No matter how much we pretend that the issue of Jesus’ death and the question of who was to blame does not concern us, it remains an unavoidable issue. We are all made to confront our guilt in regard to the death of this innocent one in whom not even Pilate was able to find fault. (Truly he was the Passover Lamb without blemish or defect.) We are all made to confront the fact that: “It was the Lord’s will to crush him and cause him to suffer” and that the Lord made “his life to be a guilt offering” on behalf of us, the guilty ones (Isaiah 53:10).

How does the death of Jesus relate to Passover? Jesus said, “Whoever believes in me shall not perish but have eternal life” (John 3:15). Before the Israelites were delivered from their slavery in Egypt, they were required to sacrifice the Passover lamb, which had to be a lamb without defect. They had to apply the blood of the lamb to the sides and tops of the doorframes of their houses. The LORD said that the blood was to be a sign for them – “for when I see the blood I will pass over you,” but only those who applied the blood of the Passover lamb to the doorposts of their homes were saved and delivered from the judgment that came upon Egypt.

At the final Passover meal Jesus took the cup and said, “This is my blood of the new covenant, which is poured out for many for the forgiveness of sins” (Matt.26:27).

May his blood indeed be upon us all, to save, to cleanse and to protect, but not to condemn.
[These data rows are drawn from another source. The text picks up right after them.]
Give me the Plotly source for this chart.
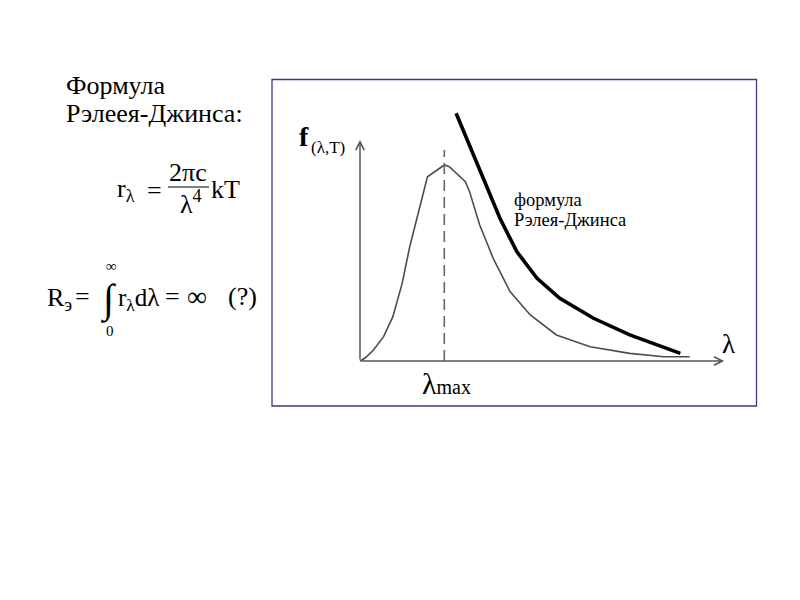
"""Rayleigh-Jeans slide: Planck curve vs Rayleigh-Jeans formula."""

import plotly.graph_objects as go

# curve data (lambda in units of lambda_max, f normalised to the peak)
PLANCK_LAMBDA = [0, 0.06, 0.16, 0.28, 0.39, 0.50, 0.59, 0.80, 1.00, 1.06, 1.25, 1.30,
                 1.42, 1.58, 1.78, 2.02, 2.33, 2.73, 3.20, 3.60, 3.91]
PLANCK_F = [0, 0.015, 0.056, 0.124, 0.226, 0.396, 0.583, 0.940, 1.000, 0.991, 0.915, 0.864,
            0.694, 0.524, 0.354, 0.235, 0.133, 0.073, 0.039, 0.022, 0.022]

RJ_LAMBDA = [1.14, 1.30, 1.46, 1.66, 1.86, 2.10, 2.37, 2.77, 3.20, 3.80]
RJ_F = [1.264, 1.102, 0.932, 0.728, 0.558, 0.422, 0.320, 0.218, 0.133, 0.039]

LAMBDA_MAX = 1.0
PEAK_F = 1.0
X_AXIS_END = 4.32
Y_AXIS_END = 1.128

SERIF = "Times New Roman"
AXIS_COLOR = "#555555"
BOX_COLOR = "#3a3a8c"

# page has an 8px body margin, so the figure is 784x584 and positions
# below are given in page pixels
PAGE_PAD = 8
W, H = 800 - 2 * PAGE_PAD, 600 - 2 * PAGE_PAD
PX_X = 84.3   # pixels per lambda unit
PX_Y = 196.0  # pixels per f unit
ORIGIN = (360, 361)


def px(x):
    return (x - PAGE_PAD) / W


def py(y):
    return 1 - (y - PAGE_PAD) / H


def text(fig, s, x, y, size, xanchor="center", yanchor="middle", color="black"):
    fig.add_annotation(
        text=s, x=px(x), y=py(y), xref="paper", yref="paper",
        xanchor=xanchor, yanchor=yanchor, showarrow=False, align="left",
        font=dict(family=SERIF, size=size, color=color),
    )


fig = go.Figure()

fig.add_trace(go.Scatter(
    x=PLANCK_LAMBDA, y=PLANCK_F, mode="lines",
    line=dict(color="#4d4d4d", width=1.6), hoverinfo="skip",
))
fig.add_trace(go.Scatter(
    x=RJ_LAMBDA, y=RJ_F, mode="lines",
    line=dict(color="black", width=3.6), hoverinfo="skip",
))
fig.add_trace(go.Scatter(
    x=[LAMBDA_MAX, LAMBDA_MAX], y=[0, PEAK_F * 1.077], mode="lines",
    line=dict(color="#666666", width=1.6, dash="11px,6px"), hoverinfo="skip",
))

# axes drawn as arrows
for tip, tail in [((X_AXIS_END, 0), (0, 0)), ((0, Y_AXIS_END), (0, 0))]:
    fig.add_annotation(
        x=tip[0], y=tip[1], ax=tail[0], ay=tail[1],
        xref="x", yref="y", axref="x", ayref="y", text="",
        showarrow=True, arrowhead=5, arrowsize=1.1, arrowwidth=1.5,
        arrowcolor=AXIS_COLOR, standoff=0, startstandoff=0,
    )

x0, y0 = ORIGIN
fig.update_layout(
    width=W, height=H,
    margin=dict(l=0, r=0, t=0, b=0),
    paper_bgcolor="white", plot_bgcolor="rgba(0,0,0,0)",
    showlegend=False,
    font=dict(family=SERIF),
    xaxis=dict(domain=[px(350), px(730)], range=[-(x0 - 350) / PX_X, (730 - x0) / PX_X],
               visible=False, fixedrange=True),
    yaxis=dict(domain=[py(370), py(100)], range=[-(370 - y0) / PX_Y, (y0 - 100) / PX_Y],
               visible=False, fixedrange=True),
)

# frame around the diagram
fig.add_shape(type="rect", xref="paper", yref="paper",
              x0=px(272), x1=px(756.5), y0=py(406), y1=py(79.5),
              line=dict(color=BOX_COLOR, width=1.3), layer="below")

# diagram labels
text(fig, "<b>f</b>", 304, 136, 28)
text(fig, "(λ,T)", 309, 147, 17, xanchor="left")
text(fig, "λ", 728, 344, 27)
text(fig, "λ<span style='font-size:20px'>max</span>", 446, 383, 30)
text(fig, "формула", 512, 200, 18.5, xanchor="left")
text(fig, "Рэлея-Джинса", 512, 220, 18.5, xanchor="left")

# left text block
text(fig, "Формула", 64, 86, 26, xanchor="left")
text(fig, "Рэлеея-Джинса:", 64, 113, 26, xanchor="left")

# r_lambda = 2*pi*c / lambda^4 * kT
text(fig, "r<sub>λ</sub>", 115, 190, 26, xanchor="left")
text(fig, "=", 154, 190, 26)
text(fig, "2πc", 188, 173, 26)
fig.add_shape(type="line", xref="paper", yref="paper",
              x0=px(168), x1=px(209), y0=py(187), y1=py(187),
              line=dict(color="black", width=1.2))
text(fig, "λ<sup>4</sup>", 191, 202, 26)
text(fig, "kT", 209, 189, 26, xanchor="left")

# R = integral r dlambda = infinity (?)
text(fig, "R<sub>э</sub>", 45, 299, 26, xanchor="left")
text(fig, "=", 82, 297, 26)
text(fig, "∫", 109, 299, 40)
text(fig, "∞", 111, 266, 15)
text(fig, "0", 110, 331, 15)
text(fig, "r<sub>λ</sub>dλ", 116, 299, 25, xanchor="left")
text(fig, "=", 172, 297, 26)
text(fig, "∞", 197, 297, 28)
text(fig, "(?)", 242, 297, 26)

fig.write_html("out.html")
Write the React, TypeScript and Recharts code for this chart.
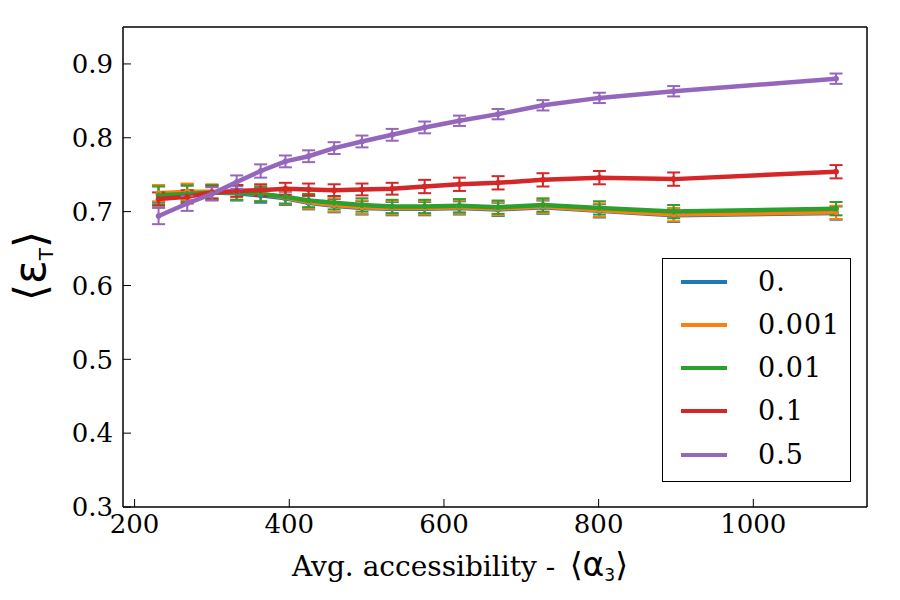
import React from 'react';
import { LineChart, Line, XAxis, YAxis, ErrorBar, Legend } from 'recharts';

const xValues = [231, 268, 300, 332, 363, 395, 425, 458, 494, 533, 575, 620, 670, 728, 801, 897, 1107];

const seriesLabels = ['0.', '0.001', '0.01', '0.1', '0.5'];
const seriesColors = ['#1f77b4', '#ff7f0e', '#2ca02c', '#d62728', '#9467bd'];

const blueValues = [0.724, 0.726, 0.726, 0.725, 0.722, 0.718, 0.712, 0.708, 0.705, 0.704, 0.704, 0.705, 0.703, 0.706, 0.701, 0.695, 0.698];
const blueErrors = [0.011, 0.011, 0.010, 0.010, 0.010, 0.009, 0.009, 0.009, 0.009, 0.009, 0.009, 0.009, 0.009, 0.009, 0.009, 0.009, 0.009];

const orangeValues = [0.725, 0.727, 0.727, 0.726, 0.724, 0.719, 0.713, 0.709, 0.706, 0.705, 0.705, 0.706, 0.704, 0.707, 0.702, 0.696, 0.699];
const orangeErrors = [0.011, 0.011, 0.010, 0.010, 0.010, 0.009, 0.009, 0.009, 0.009, 0.009, 0.009, 0.009, 0.009, 0.009, 0.009, 0.009, 0.009];

const greenValues = [0.722, 0.724, 0.726, 0.726, 0.724, 0.720, 0.715, 0.712, 0.709, 0.707, 0.707, 0.708, 0.706, 0.709, 0.705, 0.700, 0.704];
const greenErrors = [0.012, 0.011, 0.010, 0.010, 0.010, 0.009, 0.009, 0.009, 0.009, 0.009, 0.009, 0.009, 0.009, 0.009, 0.009, 0.009, 0.009];

const redValues = [0.717, 0.720, 0.726, 0.728, 0.729, 0.731, 0.730, 0.729, 0.730, 0.731, 0.734, 0.737, 0.739, 0.743, 0.746, 0.744, 0.754];
const redErrors = [0.009, 0.009, 0.008, 0.008, 0.008, 0.008, 0.008, 0.008, 0.008, 0.008, 0.009, 0.009, 0.009, 0.009, 0.009, 0.009, 0.009];

const purpleValues = [0.694, 0.711, 0.724, 0.740, 0.755, 0.768, 0.775, 0.786, 0.795, 0.804, 0.814, 0.823, 0.832, 0.844, 0.854, 0.863, 0.880];
const purpleErrors = [0.011, 0.010, 0.009, 0.009, 0.009, 0.008, 0.008, 0.008, 0.008, 0.008, 0.008, 0.007, 0.007, 0.007, 0.007, 0.007, 0.007];

const allValues = [blueValues, orangeValues, greenValues, redValues, purpleValues];
const allErrors = [blueErrors, orangeErrors, greenErrors, redErrors, purpleErrors];

const xTicks = [200, 400, 600, 800, 1000];
const yTicks = [0.3, 0.4, 0.5, 0.6, 0.7, 0.8, 0.9];

const data = xValues.map((x, i) => {
  const row: Record<string, number> = { x };
  allValues.forEach((vals, k) => {
    row[`s${k}`] = vals[i];
    row[`e${k}`] = allErrors[k][i];
  });
  return row;
});

const tickFont = { fontFamily: 'DejaVu Serif', fontSize: 26, fill: '#000' };

const XLabel = () => (
  <text x={292} y={576} fontFamily="DejaVu Serif" fontSize={28} fill="#000">
    {'Avg. accessibility -\u00A0\u2009'}
    <tspan fontFamily="DejaVu Sans" fontSize={33}>{'\u27E8\u03B1'}</tspan>
    <tspan fontFamily="DejaVu Sans" fontSize={17} dy={5}>3</tspan>
    <tspan fontFamily="DejaVu Sans" fontSize={33} dy={-5}>{'\u27E9'}</tspan>
  </text>
);

const YLabel = () => (
  <text transform="translate(45, 266) rotate(-90)" x={0} y={0} textAnchor="middle" fontFamily="DejaVu Sans" fontSize={44} fill="#000">
    {'\u27E8\u03B5'}
    <tspan fontSize={20} dy={8}>T</tspan>
    <tspan dy={-8}>{'\u27E9'}</tspan>
  </text>
);

const LegendBox = () => (
  <div
    style={{
      position: 'relative',
      width: 189,
      height: 224,
      border: '1.5px solid #000',
      boxSizing: 'border-box',
      background: '#fff',
    }}
  >
    {seriesLabels.map((label, i) => (
      <div
        key={label}
        style={{ position: 'absolute', left: 0, top: 22.5 + i * 43.3 - 16, height: 32, width: '100%' }}
      >
        <div
          style={{
            position: 'absolute',
            left: 18,
            top: 14,
            width: 46,
            height: 4,
            background: seriesColors[i],
          }}
        />
        <span
          style={{
            position: 'absolute',
            left: 95,
            top: 0,
            lineHeight: '32px',
            fontFamily: 'DejaVu Serif',
            fontSize: 27,
            color: '#000',
            letterSpacing: 1,
            whiteSpace: 'nowrap',
          }}
        >
          {label}
        </span>
      </div>
    ))}
  </div>
);

export default function App() {
  return (
    <div style={{ position: 'absolute', left: 0, top: 0, width: 900, height: 600, background: '#fff' }}>
      <LineChart width={900} height={600} data={data} margin={{ top: 26, right: 32, bottom: 0, left: 0 }}>
        <XAxis
          type="number"
          dataKey="x"
          domain={[185, 1147]}
          ticks={xTicks}
          allowDataOverflow
          height={93}
          tick={tickFont}
          tickSize={-8}
          tickMargin={16}
          axisLine={{ stroke: '#000', strokeWidth: 1.5 }}
          tickLine={{ stroke: '#000', strokeWidth: 1 }}
          label={<XLabel />}
        />
        <XAxis
          xAxisId="top"
          orientation="top"
          type="number"
          domain={[185, 1147]}
          ticks={xTicks}
          allowDataOverflow
          height={1}
          tick={false}
          tickSize={-8}
          axisLine={{ stroke: '#000', strokeWidth: 1.5 }}
          tickLine={{ stroke: '#000', strokeWidth: 1 }}
        />
        <YAxis
          type="number"
          domain={[0.3, 0.95]}
          ticks={yTicks}
          allowDataOverflow
          width={123}
          tick={tickFont}
          tickFormatter={(v: number) => v.toFixed(1)}
          tickSize={-8}
          tickMargin={18}
          axisLine={{ stroke: '#000', strokeWidth: 1.5 }}
          tickLine={{ stroke: '#000', strokeWidth: 1 }}
          label={<YLabel />}
        />
        <YAxis
          yAxisId="right"
          orientation="right"
          type="number"
          domain={[0.3, 0.95]}
          ticks={yTicks}
          allowDataOverflow
          width={1}
          tick={false}
          tickSize={-8}
          axisLine={{ stroke: '#000', strokeWidth: 1.5 }}
          tickLine={{ stroke: '#000', strokeWidth: 1 }}
        />
        {seriesColors.map((color, k) => (
          <Line
            key={k}
            type="linear"
            dataKey={`s${k}`}
            name={seriesLabels[k]}
            stroke={color}
            strokeWidth={4.5}
            dot={{ r: 2.5, fill: color, stroke: color, strokeWidth: 1 }}
            activeDot={false}
            isAnimationActive={false}
          >
            <ErrorBar dataKey={`e${k}`} direction="y" width={6.5} strokeWidth={2} stroke={color} />
          </Line>
        ))}
        <Legend
          layout="vertical"
          align="center"
          verticalAlign="middle"
          content={<LegendBox />}
          wrapperStyle={{ left: 662, top: 258, width: 189, height: 224 }}
        />
      </LineChart>
    </div>
  );
}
Jesus prayed for all those who either killed him or demanded that he be killed, “Father forgive them for they know not what they do.”

“Who killed Jesus?” Every one of us is guilty as charged, but we will be declared righteous in the sight of him who is also the Judge, if we acknowledge that Jesus paid our debt and we are now covered by the blood of the Lamb, the blood of the New Covenant – For the Lord still says, “when I see the blood I will pass over you!”